Keir Starmer has arrived in Canada to set out his doctrine for tackling international threats at a gathering of world leaders, the latest step in the Labour leader’s move to flesh out policy in politically turbulent areas such as immigration.
Amid continued efforts by Starmer and his team to push back against the “nonsense” that closer cooperation with the EU would involve the UK having to accept 100,000 asylum-seekers a year, the Labour leader was in Montreal for the Global Progress Action Summit of centre-left politicians.
After expected talks with Justin Trudeau, the Canadian prime minister, among others, Starmerwill travel to Paris next week to meet the French president, Emmanuel Macron, with refugees and small boats likely to be on the agenda.
The diplomatic and media blitz for Starmer, who is joined in Canada by David Lammy, the shadow foreign secretary, will also include appearances on the Sunday morning political shows.
With an election potentially less than a year away, Starmer is aiming to use the Montreal summit to set out his proposals on asylum in the context of what he has termed an “axis of instability”, also taking in other cross-border issues like the climate emergency and terrorism.

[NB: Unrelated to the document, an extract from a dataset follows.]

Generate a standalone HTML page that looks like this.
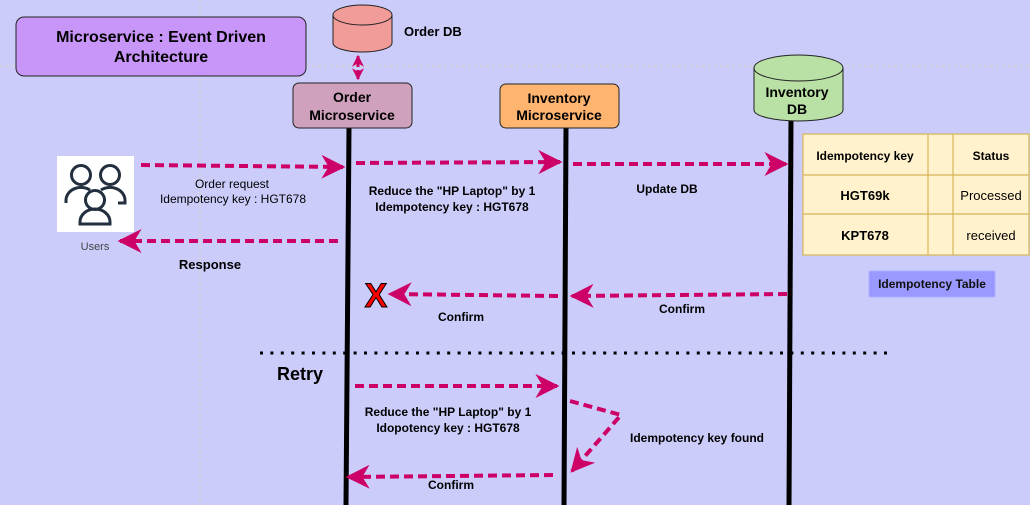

After spending Thursday in The Hague talking to officials from the EU’s law enforcement agency, Europol, about cross-border cooperation on stopping people-smugglers, Starmer said he wanted an EU-wide returns deal and was willing to discuss the UK accepting a quota of people in return.
The comments sparked 24 hours of attacks from Conservative MPs, who claimed Labour’s plans could result in an extra 100,000 people coming to Britain from the EU every year.
There was also some disquiet from a few Labour MPs about Starmer’s pugnacious language in an article for the Sun, where he said those who disagreed with proposals such as treating criminals involved in cross-Channel people-smuggling as terrorists were “un-British”.
Yvette Cooper said on Friday that the claims about 100,000 arrivals year were “fiction”. The shadow home secretary said her party would not sign up to be a member of the official EU quota system, under which countries have to take an agreed share of people or pay €20,000 (£17,200) for each person they refuse to take.
“What we are talking about is having a negotiation around a returns agreement where, for example, we think that should look at family reunion for children who have family in the UK who currently have no safe legal route to be able to join that family in the UK,” she told BBC Radio 4’s Today programme. “As a result they end up on these boats, they end up being exploited by these criminal gangs.”
Starmer’s hope is to shrug off such criticism and present cooperation with the EU over unofficial Channel journeys as a more grownup and confident approach, contrasting this with what he will say is the Conservatives’ inability to cooperate internationally.
The other aim is to set out a robust response to global issues as a strength for left-leaning parties, with a Labour aide telling the Times on Friday: “Border security is a progressive cause.”
Nevertheless, some on the left have criticised Starmer’s recent promises to “smash” criminal people-smuggling gangs.
Steve Smith, the chief executive of Care4Calais, told the Guardian: “‘Smash the gangs’ may get him a headline in the Sun, but it’s not a plan.”